§ **Your task**
Omit the pictures and output exactly the lines from the start of the entries through the line containing "windowSizes.map(function (x, i)".

§ **Task input**
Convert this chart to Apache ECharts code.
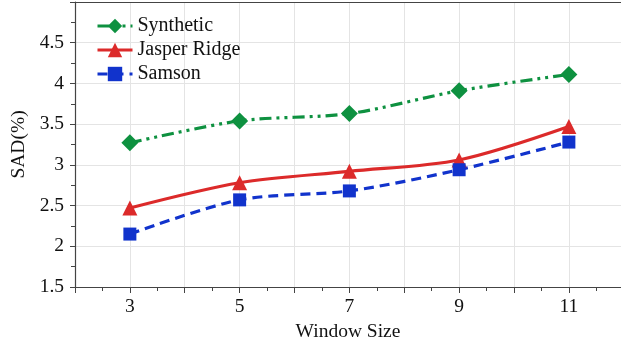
<!DOCTYPE html>
<html>
<head>
<meta charset="utf-8">
<script src="https://cdn.jsdelivr.net/npm/echarts@6/dist/echarts.min.js"></script>
<style>html,body{margin:0;padding:0;background:#fff;}#c{width:621px;height:345px;}</style>
</head>
<body>
<div id="c"></div>
<script>
var windowSizes = [3, 5, 7, 9, 11];
var synthetic = [3.27, 3.54, 3.63, 3.91, 4.11];
var jasperRidge = [2.47, 2.78, 2.92, 3.06, 3.47];
var samson = [2.15, 2.57, 2.68, 2.94, 3.28];
var yTickLabels = ['1.5', '2', '2.5', '3', '3.5', '4', '4.5'];
var xTickLabels = ['3', '5', '7', '9', '11'];

function pairs(vals) { return windowSizes.map(function (x, i) { return [x, vals[i]]; }); }

var font = '"Liberation Serif", "Times New Roman", serif';
var fs = 19.5;
var chart = echarts.init(document.getElementById('c'), null, { renderer: 'canvas' });
chart.setOption({
  animation: false,
  textStyle: { fontFamily: font },
  grid: { left: 75, right: 0, top: 2, bottom: 58, containLabel: false, outerBoundsMode: 'none' },
  legend: {
    left: 91, top: 11, orient: 'vertical', itemGap: 4, itemWidth: 35, itemHeight: 18,
    lineStyle: { width: 3 },
    textStyle: { fontFamily: font, fontSize: 20, color: '#111' },
    data: ['Synthetic', 'Jasper Ridge', 'Samson']
  },
  xAxis: [{
    type: 'value', min: 2, max: 11.95, interval: 1,
    name: 'Window Size', nameLocation: 'middle', nameGap: 30,
    nameTextStyle: { fontFamily: font, fontSize: fs, color: '#111' },
    axisLine: { lineStyle: { color: '#444', width: 1.2 } },
    axisTick: { show: true, length: 6, lineStyle: { color: '#444' } },
    minorTick: { show: true, splitNumber: 2, length: 4, lineStyle: { color: '#444' } },
    axisLabel: { fontFamily: font, fontSize: fs, color: '#111', margin: 10, showMaxLabel: false,
      formatter: function (v) { return xTickLabels.indexOf(String(v)) >= 0 ? String(v) : ''; } },
    splitLine: { show: true, lineStyle: { color: '#e4e4e4' } }
  }, {
    type: 'value', position: 'top', min: 2, max: 11.95,
    axisLine: { show: true, lineStyle: { color: '#444', width: 1.2 } },
    axisTick: { show: false }, axisLabel: { show: false }, splitLine: { show: false }
  }],
  yAxis: {
    type: 'value', min: 1.5, max: 5, interval: 0.5,
    name: 'SAD(%)', nameLocation: 'middle', nameGap: 45, nameRotate: 90,
    nameTextStyle: { fontFamily: font, fontSize: fs, color: '#111' },
    axisLine: { show: true, lineStyle: { color: '#444', width: 1.2 } },
    axisTick: { show: true, length: 5, lineStyle: { color: '#444' } },
    minorTick: { show: true, splitNumber: 2, length: 4, lineStyle: { color: '#444' } },
    axisLabel: { fontFamily: font, fontSize: fs, color: '#111', margin: 11,
      formatter: function (v) { var s = String(v); return yTickLabels.indexOf(s) >= 0 ? s : ''; } },
    splitLine: { show: true, lineStyle: { color: '#e4e4e4' } }
  },
  series: [{
    name: 'Synthetic', type: 'line', smooth: 0.3, data: pairs(synthetic),
    symbol: 'diamond', symbolSize: 17,
    itemStyle: { color: '#0e9140' },
    lineStyle: { color: '#0e9140', width: 3.2, type: [12, 5, 3, 5, 3, 5] }
  }, {
    name: 'Jasper Ridge', type: 'line', smooth: 0.3, data: pairs(jasperRidge),
    symbol: 'triangle', symbolSize: 15,
    itemStyle: { color: '#dc2a2a' },
    lineStyle: { color: '#dc2a2a', width: 3.2, type: 'solid' }
  }, {
    name: 'Samson', type: 'line', smooth: 0.3, data: pairs(samson),
    symbol: 'rect', symbolSize: 13,
    itemStyle: { color: '#1133cc' },
    lineStyle: { color: '#1133cc', width: 3.2, type: [10, 6] }
  }]
});
</script>
</body>
</html>
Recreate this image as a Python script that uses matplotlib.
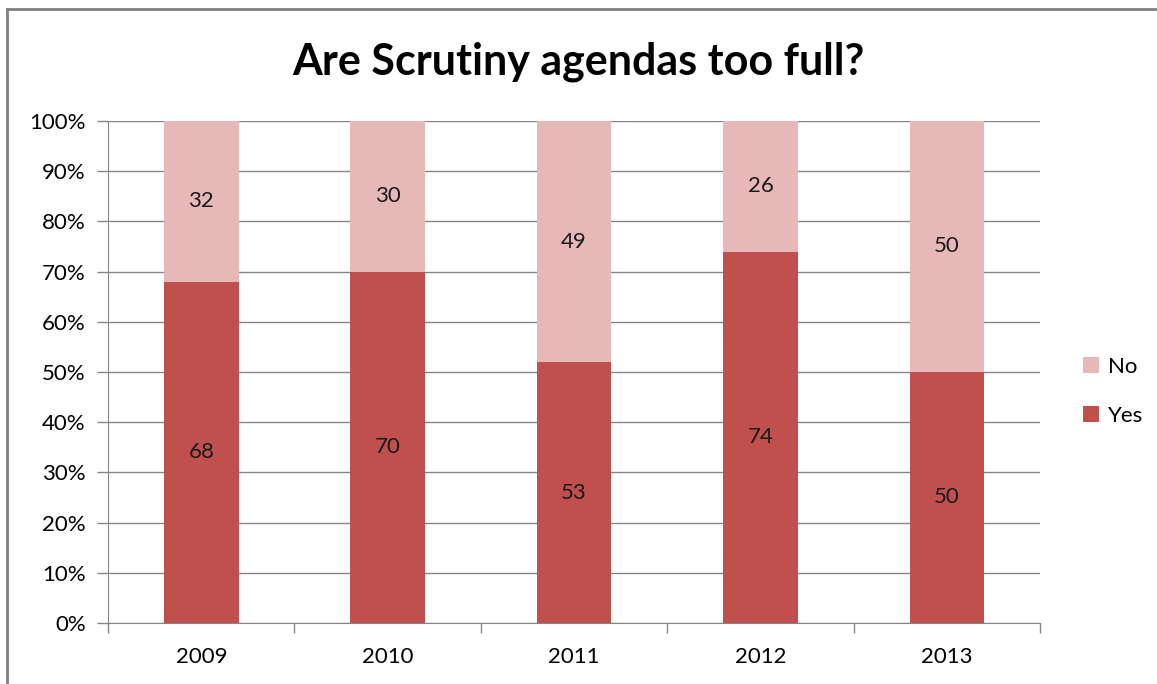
import matplotlib.pyplot as plt
import numpy as np
from matplotlib.lines import Line2D

plt.rcParams['font.family'] = ['Lato', 'DejaVu Sans']

# -----------------------
years = ['2009', '2010', '2011', '2012', '2013']
yes = np.array([68, 70, 53, 74, 50])
no = np.array([32, 30, 49, 26, 50])
yes_color = '#C0504D'
no_color = '#E6B9B8'
grid_color = '#868686'
# -----------------------

total = yes + no
yes_pct = yes / total * 100
no_pct = no / total * 100

fig = plt.figure(figsize=(11.57, 6.84), dpi=100)
ax = fig.add_axes([0.0934, 0.0892, 0.8055, 0.7339])

x = np.arange(len(years))
b_yes = ax.bar(x, yes_pct, width=0.4, color=yes_color, label='Yes', zorder=3)
b_no = ax.bar(x, no_pct, width=0.4, bottom=yes_pct, color=no_color, label='No', zorder=3)

for i in range(len(years)):
    ax.text(x[i], yes_pct[i] / 2, str(yes[i]), ha='center', va='center', fontsize=16, color='#1a1a1a', zorder=4)
    ax.text(x[i], yes_pct[i] + no_pct[i] / 2, str(no[i]), ha='center', va='center', fontsize=16, color='#1a1a1a', zorder=4)

ax.set_xlim(-0.5, len(years) - 0.5)
ax.set_ylim(0, 100)
ax.set_yticks(np.arange(0, 101, 10))
ax.set_yticklabels([f'{v}%' for v in range(0, 101, 10)], fontsize=16)
ax.yaxis.grid(True, color=grid_color, linewidth=1, zorder=0)

# category boundaries get the tick marks, labels sit between them
ax.set_xticks(np.arange(-0.5, len(years), 1.0))
ax.set_xticklabels([])
ax.set_xticks(x, minor=True)
ax.set_xticklabels(years, minor=True, fontsize=16)
ax.tick_params(axis='x', which='major', length=7, color=grid_color, width=1)
ax.tick_params(axis='x', which='minor', length=0, pad=17)
ax.tick_params(axis='y', length=8, color=grid_color, width=1, pad=8)

for side in ['top', 'right']:
    ax.spines[side].set_visible(False)
ax.spines['left'].set_color(grid_color)
ax.spines['bottom'].set_color(grid_color)

fig.text(0.5, 0.909, 'Are Scrutiny agendas too full?', ha='center', va='center',
         fontsize=31, fontweight='bold')

handles = [b_no, b_yes]
ax.legend(handles, ['No', 'Yes'], loc='center left', bbox_to_anchor=(0.919, 0.428),
          bbox_transform=fig.transFigure, frameon=False, fontsize=16,
          handlelength=0.7, handleheight=0.7, handletextpad=0.4, labelspacing=1.3)

# outer chart frame
fig.add_artist(Line2D([7 / 1157, 7 / 1157], [0, 1 - 9 / 684], transform=fig.transFigure, color='#808080', linewidth=2))
fig.add_artist(Line2D([7 / 1157, 1], [1 - 9 / 684, 1 - 9 / 684], transform=fig.transFigure, color='#808080', linewidth=2))

fig.savefig('out.png', dpi=100)
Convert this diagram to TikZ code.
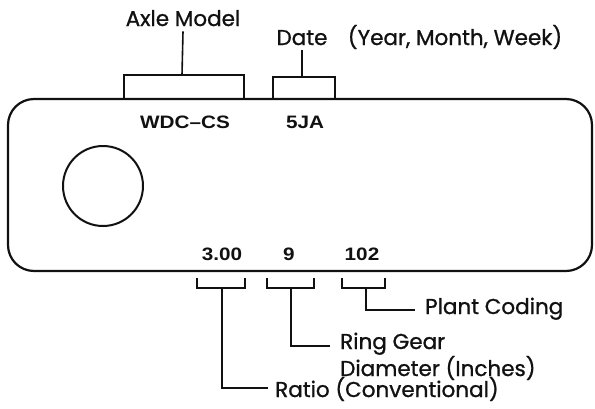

§ **Answer to the problem**
Convert this chart to Apache ECharts code.
<!DOCTYPE html>
<html>
<head>
<meta charset="utf-8">
<script src="https://cdn.jsdelivr.net/npm/echarts@6/dist/echarts.min.js"></script>
<style>html,body{margin:0;padding:0;background:#fff;}#c{width:621px;height:345px;}</style>
</head>
<body>
<div id="c"></div>
<script>
var windowSizes = [3, 5, 7, 9, 11];
var synthetic = [3.27, 3.54, 3.63, 3.91, 4.11];
var jasperRidge = [2.47, 2.78, 2.92, 3.06, 3.47];
var samson = [2.15, 2.57, 2.68, 2.94, 3.28];
var yTickLabels = ['1.5', '2', '2.5', '3', '3.5', '4', '4.5'];
var xTickLabels = ['3', '5', '7', '9', '11'];

function pairs(vals) { return windowSizes.map(function (x, i) { return [x, vals[i]]; }); }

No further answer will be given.